?Which family do you think is likely to have a girl 
You along with your friend are standing in front of two houses. Each of those houses inhabits a family with two children.
Your friend tells you the below two facts:
1) On your left is a family that has a boy who likes accounts but the other child loves science.
2) On the right is a family with a seven year old boy and a new born baby.
You ask him, “Does either of the family have a girl?”
To this he replies, “I am not quite sure. But can you guess that? If you are right, I will give you $200.”
?Which family do you think is likely to have a girl 

This is a poorly stated problem.  The existing answer makes assumptions that aren’t stated, which result in the conclusion that the information about which child is older is relevant.  It’s not.
Let’s look at the problem another way.  In the house on the left, we have:
Accounts / Science
Boy Boy
Boy Girl
In the house on the right we have:
Younger / Older
Girl Boy
Boy Boy
With the given information, the odds are the same for either house to have a girl.
Consider a similar scenario with coins.  I flip two pennies and two dimes.  I tell you that the first dime flipped was heads and that the shinier penny is also heads.  In each case I’ve distinguished the two events–it doesn’t matter what I use to distinguish them, it only matters that they have been distinguished.
In order for the information about which dime was heads to be useful, you have to make an assumption regarding the complete information available to me and *why* I selected to share order information about the dime and not the penny, as well as *why* selected to share information about shininess about the penny.  If I know the result for both dimes, then the information about which was flipped first is useless: I would not revel information about a coin being tails, so I would always select to tell about the dime that came up heads.  Same logic applies to the pennies.  Since the selection bias is to only tell about heads, the information about order or shininess is irrelevant because it is revealed AFTER the selection of which dime to reveal is made.  Information about order, shininess, etc. is only useful if it is ARBITRARILY revealed.

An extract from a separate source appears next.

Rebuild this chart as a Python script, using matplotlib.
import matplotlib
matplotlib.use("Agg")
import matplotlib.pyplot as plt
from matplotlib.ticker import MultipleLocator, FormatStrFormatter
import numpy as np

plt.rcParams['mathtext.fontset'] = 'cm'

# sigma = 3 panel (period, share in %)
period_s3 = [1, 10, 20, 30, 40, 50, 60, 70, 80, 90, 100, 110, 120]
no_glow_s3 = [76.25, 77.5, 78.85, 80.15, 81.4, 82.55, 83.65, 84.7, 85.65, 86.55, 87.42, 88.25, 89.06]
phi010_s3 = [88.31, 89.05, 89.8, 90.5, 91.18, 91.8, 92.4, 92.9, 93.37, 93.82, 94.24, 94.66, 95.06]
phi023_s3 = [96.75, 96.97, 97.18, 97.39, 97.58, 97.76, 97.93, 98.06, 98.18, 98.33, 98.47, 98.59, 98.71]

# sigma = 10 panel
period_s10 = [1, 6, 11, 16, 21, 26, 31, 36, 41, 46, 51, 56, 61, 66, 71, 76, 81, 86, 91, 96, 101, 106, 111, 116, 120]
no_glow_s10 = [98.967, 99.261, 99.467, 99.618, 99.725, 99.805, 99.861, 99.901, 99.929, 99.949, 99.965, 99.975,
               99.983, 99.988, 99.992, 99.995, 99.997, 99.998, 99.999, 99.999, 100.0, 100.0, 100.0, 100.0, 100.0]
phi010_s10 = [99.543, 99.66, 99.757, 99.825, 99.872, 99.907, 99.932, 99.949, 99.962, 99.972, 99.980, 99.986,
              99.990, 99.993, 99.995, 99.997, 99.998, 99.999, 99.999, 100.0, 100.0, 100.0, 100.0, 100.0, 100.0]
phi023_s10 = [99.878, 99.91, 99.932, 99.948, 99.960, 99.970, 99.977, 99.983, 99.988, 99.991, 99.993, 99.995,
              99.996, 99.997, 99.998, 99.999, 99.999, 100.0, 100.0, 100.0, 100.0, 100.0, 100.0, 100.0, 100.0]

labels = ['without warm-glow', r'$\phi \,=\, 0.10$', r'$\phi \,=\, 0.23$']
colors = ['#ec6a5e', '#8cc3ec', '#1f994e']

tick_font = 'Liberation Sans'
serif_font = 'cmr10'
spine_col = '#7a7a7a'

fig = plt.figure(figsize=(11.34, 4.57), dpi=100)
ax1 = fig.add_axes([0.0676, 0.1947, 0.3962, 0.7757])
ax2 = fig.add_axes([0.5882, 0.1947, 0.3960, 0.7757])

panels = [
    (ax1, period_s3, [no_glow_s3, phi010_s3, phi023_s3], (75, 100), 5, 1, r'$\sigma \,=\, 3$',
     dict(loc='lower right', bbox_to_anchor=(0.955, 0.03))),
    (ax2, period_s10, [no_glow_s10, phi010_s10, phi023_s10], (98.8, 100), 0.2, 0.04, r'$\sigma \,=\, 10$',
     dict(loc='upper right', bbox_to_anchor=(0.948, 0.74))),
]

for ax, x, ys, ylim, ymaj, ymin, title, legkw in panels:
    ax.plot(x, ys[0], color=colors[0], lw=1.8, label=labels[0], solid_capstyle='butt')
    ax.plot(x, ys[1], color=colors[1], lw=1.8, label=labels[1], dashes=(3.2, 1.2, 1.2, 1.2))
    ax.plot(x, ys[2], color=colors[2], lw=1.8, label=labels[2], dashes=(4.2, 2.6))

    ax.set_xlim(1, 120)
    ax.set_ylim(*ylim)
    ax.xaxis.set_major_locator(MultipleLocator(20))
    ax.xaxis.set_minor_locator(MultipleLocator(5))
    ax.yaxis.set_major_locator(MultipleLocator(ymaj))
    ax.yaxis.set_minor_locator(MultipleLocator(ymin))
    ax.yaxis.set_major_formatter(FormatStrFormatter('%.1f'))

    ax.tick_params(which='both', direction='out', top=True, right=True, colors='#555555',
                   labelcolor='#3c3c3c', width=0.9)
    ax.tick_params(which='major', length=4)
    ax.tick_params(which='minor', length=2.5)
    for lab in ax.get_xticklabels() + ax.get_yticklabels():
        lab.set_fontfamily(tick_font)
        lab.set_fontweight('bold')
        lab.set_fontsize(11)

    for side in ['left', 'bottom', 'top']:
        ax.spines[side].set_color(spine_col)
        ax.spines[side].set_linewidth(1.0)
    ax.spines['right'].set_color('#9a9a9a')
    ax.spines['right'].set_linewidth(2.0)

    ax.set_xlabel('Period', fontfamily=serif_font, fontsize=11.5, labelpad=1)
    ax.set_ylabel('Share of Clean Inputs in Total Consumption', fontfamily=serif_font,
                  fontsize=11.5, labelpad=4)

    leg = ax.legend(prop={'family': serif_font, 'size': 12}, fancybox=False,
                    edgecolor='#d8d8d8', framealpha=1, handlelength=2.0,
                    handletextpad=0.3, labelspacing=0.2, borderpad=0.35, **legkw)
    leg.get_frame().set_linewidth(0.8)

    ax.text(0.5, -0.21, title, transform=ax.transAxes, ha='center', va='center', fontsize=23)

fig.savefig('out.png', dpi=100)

There is a more relevant piece of information revealed, which is that your friend is “not quite sure” if either family has a girl.  In order for this to be true, two things must be true: your friend does not know the gender of all four children and none of the children your friend does know about is a girl.  This leaves open the possibility that your friend knows the gender of one of the two other children (either the child that likes science or the baby), and that child is a boy.  Given that your friend knows that the other child in the house on the left likes science, I’m going to assume it is more likely that he also knows the gender of the second child in the house on the left, than the gender of the baby.  Based on THIS information, I pick the house on the right.